DATA PROVIDED.

━━━━━━━━━━━━━━━━

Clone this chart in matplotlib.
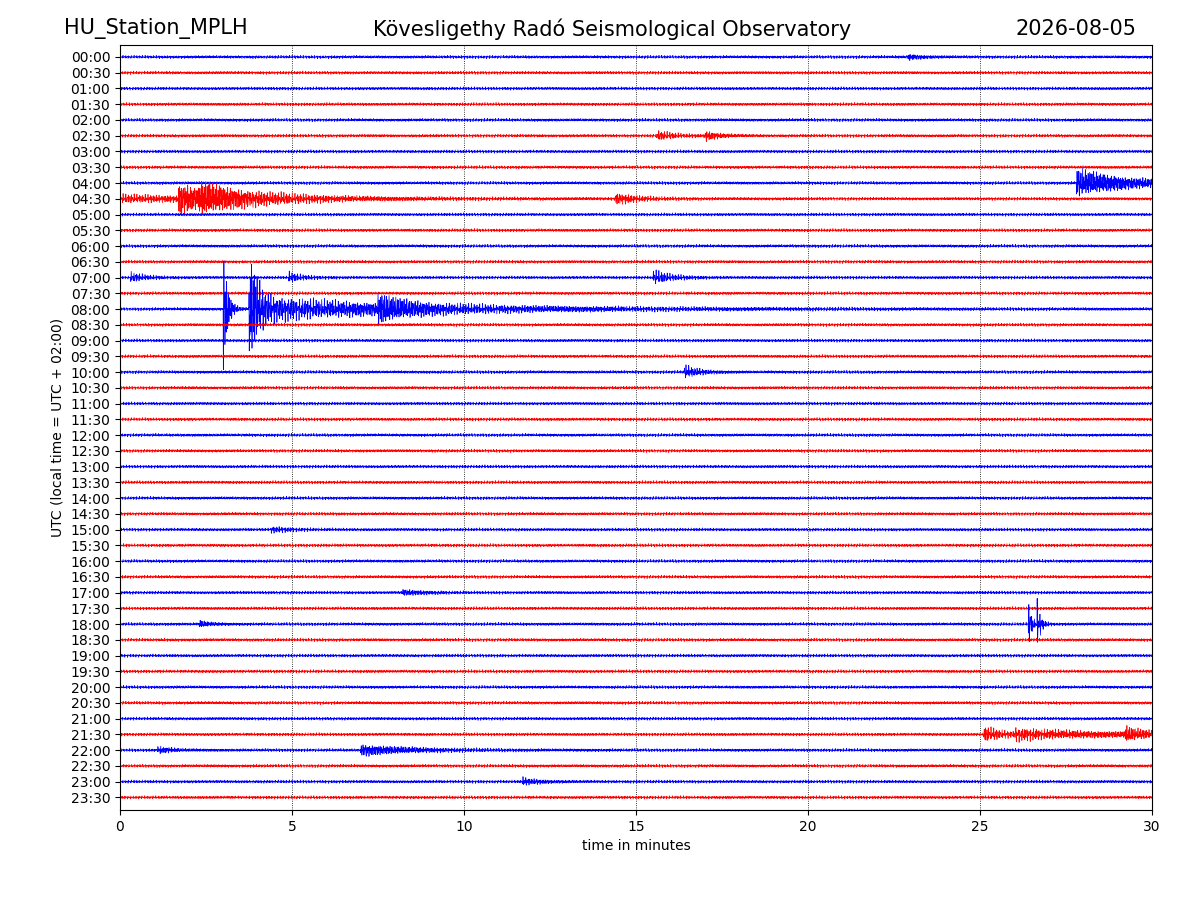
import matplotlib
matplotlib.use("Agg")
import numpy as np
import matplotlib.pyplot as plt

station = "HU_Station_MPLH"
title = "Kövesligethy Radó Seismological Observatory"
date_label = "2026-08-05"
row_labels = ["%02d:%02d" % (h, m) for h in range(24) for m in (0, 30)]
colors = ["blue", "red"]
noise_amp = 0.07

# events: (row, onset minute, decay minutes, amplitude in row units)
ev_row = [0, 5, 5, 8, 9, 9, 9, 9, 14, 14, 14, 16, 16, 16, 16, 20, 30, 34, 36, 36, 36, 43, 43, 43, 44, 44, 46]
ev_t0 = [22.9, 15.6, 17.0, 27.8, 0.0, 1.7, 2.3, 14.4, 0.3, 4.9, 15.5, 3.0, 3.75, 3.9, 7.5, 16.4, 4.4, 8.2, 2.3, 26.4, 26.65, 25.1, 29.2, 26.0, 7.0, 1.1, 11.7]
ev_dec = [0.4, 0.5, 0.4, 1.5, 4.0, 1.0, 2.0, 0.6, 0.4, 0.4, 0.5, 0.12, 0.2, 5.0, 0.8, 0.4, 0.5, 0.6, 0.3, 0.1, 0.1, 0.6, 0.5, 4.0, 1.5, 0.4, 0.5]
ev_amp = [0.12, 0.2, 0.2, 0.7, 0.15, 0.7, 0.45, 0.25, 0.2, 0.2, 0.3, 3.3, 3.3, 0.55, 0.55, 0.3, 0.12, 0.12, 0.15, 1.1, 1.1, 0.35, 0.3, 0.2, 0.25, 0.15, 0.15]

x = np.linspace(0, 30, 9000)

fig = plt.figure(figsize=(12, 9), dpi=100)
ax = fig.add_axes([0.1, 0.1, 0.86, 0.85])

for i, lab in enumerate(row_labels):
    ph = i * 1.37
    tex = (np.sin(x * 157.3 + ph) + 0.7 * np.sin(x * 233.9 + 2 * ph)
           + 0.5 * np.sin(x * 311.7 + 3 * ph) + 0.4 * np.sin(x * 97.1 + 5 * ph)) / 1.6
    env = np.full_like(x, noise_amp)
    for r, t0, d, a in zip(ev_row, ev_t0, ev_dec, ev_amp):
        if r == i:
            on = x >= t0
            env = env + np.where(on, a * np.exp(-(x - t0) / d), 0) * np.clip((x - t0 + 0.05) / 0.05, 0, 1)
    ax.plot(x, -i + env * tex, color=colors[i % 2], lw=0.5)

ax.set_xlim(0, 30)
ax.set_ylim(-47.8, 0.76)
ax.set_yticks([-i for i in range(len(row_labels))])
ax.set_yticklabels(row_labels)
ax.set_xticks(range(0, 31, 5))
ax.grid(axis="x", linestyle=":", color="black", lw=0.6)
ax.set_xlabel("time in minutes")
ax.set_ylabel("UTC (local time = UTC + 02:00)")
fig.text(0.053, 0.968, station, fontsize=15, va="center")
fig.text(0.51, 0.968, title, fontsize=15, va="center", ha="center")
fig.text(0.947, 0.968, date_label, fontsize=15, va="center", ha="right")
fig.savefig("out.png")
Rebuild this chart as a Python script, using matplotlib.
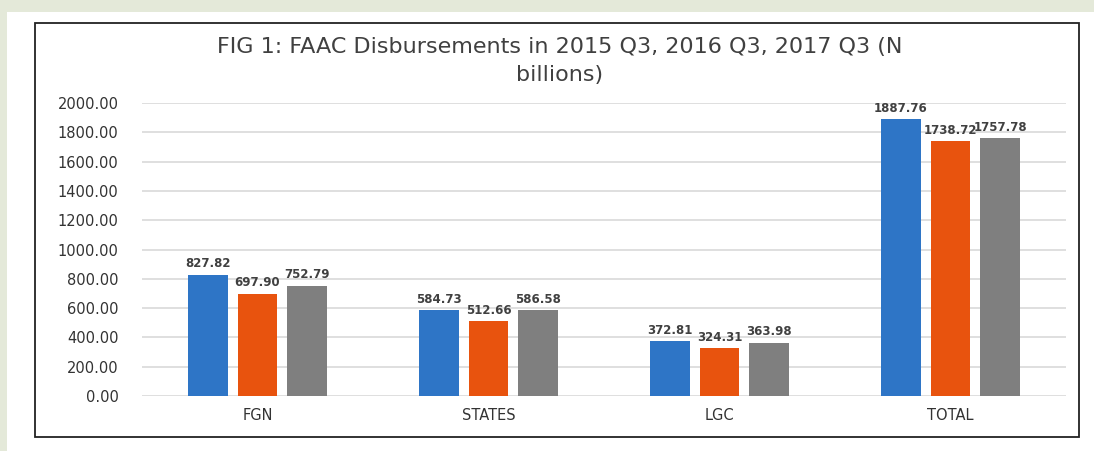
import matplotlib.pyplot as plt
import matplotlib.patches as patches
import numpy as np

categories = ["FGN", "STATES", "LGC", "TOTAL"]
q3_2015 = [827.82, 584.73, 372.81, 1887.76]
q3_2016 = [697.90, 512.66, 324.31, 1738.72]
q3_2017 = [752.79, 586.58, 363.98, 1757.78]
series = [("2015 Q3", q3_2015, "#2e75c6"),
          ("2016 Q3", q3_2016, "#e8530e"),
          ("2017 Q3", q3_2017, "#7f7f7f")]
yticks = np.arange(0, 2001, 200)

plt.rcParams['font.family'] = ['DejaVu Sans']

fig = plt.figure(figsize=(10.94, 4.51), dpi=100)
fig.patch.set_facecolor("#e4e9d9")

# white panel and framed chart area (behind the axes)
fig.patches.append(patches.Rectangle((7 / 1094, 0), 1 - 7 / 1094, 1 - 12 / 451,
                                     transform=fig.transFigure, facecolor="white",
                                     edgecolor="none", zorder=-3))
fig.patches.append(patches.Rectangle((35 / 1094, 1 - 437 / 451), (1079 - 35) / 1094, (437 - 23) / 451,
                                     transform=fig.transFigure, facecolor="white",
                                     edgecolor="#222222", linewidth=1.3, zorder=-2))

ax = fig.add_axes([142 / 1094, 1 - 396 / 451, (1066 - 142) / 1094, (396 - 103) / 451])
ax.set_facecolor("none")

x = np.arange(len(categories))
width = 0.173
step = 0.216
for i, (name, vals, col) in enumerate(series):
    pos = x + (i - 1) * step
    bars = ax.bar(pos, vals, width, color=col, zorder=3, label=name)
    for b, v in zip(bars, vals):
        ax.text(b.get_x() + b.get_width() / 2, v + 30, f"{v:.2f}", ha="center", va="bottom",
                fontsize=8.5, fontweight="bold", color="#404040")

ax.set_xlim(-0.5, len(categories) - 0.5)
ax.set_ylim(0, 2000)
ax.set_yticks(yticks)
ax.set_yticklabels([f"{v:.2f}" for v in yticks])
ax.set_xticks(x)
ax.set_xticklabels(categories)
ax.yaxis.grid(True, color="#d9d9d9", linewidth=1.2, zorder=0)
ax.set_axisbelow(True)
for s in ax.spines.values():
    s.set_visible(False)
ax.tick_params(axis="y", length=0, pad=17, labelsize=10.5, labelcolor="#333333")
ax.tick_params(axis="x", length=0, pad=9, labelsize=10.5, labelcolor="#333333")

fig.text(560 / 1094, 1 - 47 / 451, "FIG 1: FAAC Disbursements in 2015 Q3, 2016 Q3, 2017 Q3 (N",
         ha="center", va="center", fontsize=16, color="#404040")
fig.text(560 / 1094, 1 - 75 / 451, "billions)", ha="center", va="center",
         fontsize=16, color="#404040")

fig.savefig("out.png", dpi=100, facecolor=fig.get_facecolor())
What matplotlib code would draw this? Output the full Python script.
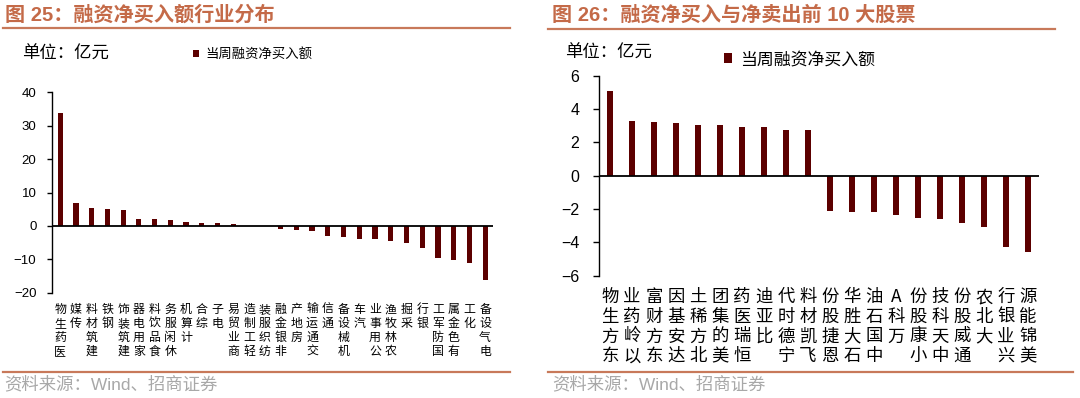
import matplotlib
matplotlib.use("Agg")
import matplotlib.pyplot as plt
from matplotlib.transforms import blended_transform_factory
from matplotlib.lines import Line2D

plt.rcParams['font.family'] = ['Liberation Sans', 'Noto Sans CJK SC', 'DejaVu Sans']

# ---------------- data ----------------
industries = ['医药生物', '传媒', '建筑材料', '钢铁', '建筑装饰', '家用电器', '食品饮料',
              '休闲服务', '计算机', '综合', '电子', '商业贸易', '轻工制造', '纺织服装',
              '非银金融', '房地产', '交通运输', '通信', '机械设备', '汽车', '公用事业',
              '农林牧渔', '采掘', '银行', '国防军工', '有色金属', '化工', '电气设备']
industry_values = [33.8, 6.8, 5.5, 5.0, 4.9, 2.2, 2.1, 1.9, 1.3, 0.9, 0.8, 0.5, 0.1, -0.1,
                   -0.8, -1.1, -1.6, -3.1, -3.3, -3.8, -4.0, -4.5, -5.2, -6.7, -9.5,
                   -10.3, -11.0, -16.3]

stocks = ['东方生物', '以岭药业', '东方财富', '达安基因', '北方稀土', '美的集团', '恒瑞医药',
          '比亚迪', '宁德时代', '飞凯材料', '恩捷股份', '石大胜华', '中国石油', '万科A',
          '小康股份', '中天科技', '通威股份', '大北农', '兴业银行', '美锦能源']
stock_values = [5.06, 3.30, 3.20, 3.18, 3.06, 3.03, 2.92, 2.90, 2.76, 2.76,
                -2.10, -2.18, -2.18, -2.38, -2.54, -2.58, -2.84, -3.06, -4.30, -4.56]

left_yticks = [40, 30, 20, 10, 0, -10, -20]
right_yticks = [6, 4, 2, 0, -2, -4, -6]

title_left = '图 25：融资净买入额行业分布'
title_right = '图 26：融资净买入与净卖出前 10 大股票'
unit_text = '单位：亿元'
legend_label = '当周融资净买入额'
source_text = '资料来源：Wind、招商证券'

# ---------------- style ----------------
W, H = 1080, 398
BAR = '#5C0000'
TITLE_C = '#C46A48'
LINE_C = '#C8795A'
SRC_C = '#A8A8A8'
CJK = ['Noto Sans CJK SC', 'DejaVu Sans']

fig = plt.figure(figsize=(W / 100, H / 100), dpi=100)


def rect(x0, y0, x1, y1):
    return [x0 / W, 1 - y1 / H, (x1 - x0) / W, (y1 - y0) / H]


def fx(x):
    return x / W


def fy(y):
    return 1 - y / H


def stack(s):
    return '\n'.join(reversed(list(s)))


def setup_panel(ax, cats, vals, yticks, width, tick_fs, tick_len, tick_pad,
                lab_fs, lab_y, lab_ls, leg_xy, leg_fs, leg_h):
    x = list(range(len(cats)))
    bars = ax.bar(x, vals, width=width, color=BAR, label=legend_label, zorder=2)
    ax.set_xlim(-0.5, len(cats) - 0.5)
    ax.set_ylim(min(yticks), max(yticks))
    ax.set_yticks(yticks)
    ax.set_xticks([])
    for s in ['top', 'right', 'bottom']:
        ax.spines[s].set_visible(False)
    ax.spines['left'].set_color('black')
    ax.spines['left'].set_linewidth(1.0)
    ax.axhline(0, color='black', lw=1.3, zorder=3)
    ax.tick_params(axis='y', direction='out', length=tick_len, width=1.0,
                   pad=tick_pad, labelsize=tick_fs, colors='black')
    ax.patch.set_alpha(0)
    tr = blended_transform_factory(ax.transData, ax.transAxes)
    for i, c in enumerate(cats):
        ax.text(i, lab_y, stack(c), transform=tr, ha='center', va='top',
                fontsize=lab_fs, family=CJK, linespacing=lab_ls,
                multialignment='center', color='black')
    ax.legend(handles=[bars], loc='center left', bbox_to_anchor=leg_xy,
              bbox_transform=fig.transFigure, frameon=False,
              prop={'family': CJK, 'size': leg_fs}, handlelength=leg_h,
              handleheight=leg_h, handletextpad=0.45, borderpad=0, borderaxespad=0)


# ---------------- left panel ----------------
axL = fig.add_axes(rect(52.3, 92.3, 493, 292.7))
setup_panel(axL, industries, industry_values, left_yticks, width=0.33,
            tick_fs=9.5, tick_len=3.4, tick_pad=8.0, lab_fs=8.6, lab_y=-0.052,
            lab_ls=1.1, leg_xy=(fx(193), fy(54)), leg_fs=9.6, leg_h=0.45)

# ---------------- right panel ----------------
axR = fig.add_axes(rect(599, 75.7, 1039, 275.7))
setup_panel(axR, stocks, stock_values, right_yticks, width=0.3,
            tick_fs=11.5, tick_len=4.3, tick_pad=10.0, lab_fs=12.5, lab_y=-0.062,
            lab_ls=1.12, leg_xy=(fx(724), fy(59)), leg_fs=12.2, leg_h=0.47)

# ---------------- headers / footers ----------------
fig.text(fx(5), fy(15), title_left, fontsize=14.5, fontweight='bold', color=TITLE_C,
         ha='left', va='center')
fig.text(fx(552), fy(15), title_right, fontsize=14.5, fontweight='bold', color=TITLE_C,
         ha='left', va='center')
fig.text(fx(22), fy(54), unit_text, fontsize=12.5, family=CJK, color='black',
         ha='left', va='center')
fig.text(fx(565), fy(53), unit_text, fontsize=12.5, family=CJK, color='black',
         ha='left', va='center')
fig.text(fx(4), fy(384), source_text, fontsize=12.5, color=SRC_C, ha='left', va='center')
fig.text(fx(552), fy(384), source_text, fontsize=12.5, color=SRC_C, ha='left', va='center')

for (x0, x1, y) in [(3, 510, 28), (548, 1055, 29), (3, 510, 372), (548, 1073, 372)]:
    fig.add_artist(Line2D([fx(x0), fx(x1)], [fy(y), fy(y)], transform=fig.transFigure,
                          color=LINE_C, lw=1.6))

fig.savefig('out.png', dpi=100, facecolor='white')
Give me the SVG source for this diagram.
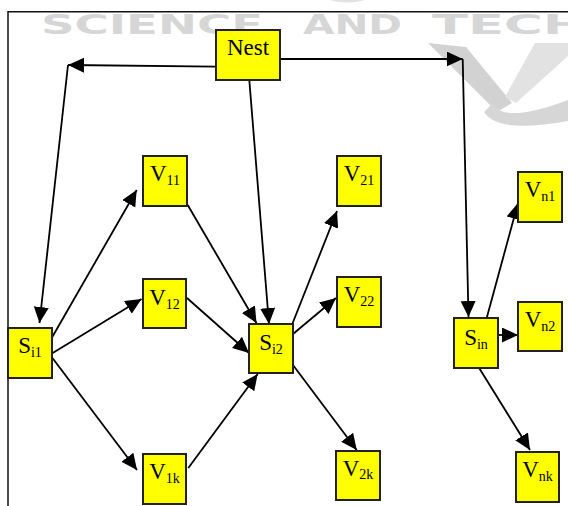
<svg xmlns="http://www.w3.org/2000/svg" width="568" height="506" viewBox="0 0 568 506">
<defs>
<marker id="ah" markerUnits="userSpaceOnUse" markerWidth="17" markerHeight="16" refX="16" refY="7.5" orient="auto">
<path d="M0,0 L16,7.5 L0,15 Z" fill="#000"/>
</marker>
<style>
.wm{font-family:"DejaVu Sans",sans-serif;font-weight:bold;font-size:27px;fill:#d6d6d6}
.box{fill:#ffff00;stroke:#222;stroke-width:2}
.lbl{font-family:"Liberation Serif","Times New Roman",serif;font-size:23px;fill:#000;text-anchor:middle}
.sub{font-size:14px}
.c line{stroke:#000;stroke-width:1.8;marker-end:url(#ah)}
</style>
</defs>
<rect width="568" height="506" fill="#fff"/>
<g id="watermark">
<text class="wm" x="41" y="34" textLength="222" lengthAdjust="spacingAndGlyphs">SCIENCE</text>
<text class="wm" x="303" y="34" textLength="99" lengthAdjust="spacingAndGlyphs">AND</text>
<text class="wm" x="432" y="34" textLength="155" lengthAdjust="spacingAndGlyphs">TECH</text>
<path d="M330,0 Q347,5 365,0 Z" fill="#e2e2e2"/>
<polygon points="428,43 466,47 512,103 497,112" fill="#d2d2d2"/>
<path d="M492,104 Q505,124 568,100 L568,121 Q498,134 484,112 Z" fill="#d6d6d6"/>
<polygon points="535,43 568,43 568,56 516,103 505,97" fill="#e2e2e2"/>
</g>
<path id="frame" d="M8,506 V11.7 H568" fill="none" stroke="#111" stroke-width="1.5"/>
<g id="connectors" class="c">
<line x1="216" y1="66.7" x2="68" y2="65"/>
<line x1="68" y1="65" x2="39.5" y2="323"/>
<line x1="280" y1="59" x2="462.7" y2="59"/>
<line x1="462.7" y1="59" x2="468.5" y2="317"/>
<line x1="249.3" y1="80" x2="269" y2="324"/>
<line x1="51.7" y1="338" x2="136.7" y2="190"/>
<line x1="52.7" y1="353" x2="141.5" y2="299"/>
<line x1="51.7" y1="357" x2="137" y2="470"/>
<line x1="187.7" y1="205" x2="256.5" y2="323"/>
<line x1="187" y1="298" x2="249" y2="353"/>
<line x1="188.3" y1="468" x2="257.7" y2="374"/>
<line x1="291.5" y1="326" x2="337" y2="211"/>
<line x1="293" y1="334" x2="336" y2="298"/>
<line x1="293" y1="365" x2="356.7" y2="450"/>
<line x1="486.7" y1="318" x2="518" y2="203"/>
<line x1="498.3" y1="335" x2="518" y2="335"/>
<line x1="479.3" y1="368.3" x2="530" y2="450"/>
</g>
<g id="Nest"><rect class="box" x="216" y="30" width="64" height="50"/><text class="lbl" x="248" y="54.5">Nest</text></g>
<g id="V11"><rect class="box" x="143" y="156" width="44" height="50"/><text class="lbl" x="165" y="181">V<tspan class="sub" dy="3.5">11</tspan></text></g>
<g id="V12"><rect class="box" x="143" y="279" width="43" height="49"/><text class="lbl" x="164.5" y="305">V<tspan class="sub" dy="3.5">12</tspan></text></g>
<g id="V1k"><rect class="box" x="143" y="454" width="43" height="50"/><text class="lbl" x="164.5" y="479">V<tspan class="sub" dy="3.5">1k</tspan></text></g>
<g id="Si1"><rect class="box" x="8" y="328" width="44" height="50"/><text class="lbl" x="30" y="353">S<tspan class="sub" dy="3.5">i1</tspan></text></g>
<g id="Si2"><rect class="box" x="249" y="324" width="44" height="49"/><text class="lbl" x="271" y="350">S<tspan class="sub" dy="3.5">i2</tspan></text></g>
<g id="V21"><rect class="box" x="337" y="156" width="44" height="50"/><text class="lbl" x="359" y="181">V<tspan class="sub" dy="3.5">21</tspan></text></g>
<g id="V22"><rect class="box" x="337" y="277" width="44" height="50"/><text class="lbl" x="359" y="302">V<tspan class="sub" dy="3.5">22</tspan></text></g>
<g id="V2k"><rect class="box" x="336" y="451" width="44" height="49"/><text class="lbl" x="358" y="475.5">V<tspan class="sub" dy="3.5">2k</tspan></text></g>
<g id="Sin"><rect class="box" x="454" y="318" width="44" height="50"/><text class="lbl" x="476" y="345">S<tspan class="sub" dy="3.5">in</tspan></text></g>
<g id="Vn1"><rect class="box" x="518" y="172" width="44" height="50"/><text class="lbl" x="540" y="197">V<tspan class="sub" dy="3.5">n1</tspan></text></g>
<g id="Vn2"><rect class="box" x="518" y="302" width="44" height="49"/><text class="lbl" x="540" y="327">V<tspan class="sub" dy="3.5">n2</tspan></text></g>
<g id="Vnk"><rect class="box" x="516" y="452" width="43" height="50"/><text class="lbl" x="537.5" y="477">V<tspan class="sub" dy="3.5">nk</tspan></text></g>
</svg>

━━━━━━━━━━━━━━━━

WRITTEN PROBLEM.
Tally the lines in these entries that have the string "chart" in them, then answer with the count and nothing else.

ANSWER BELOW.
3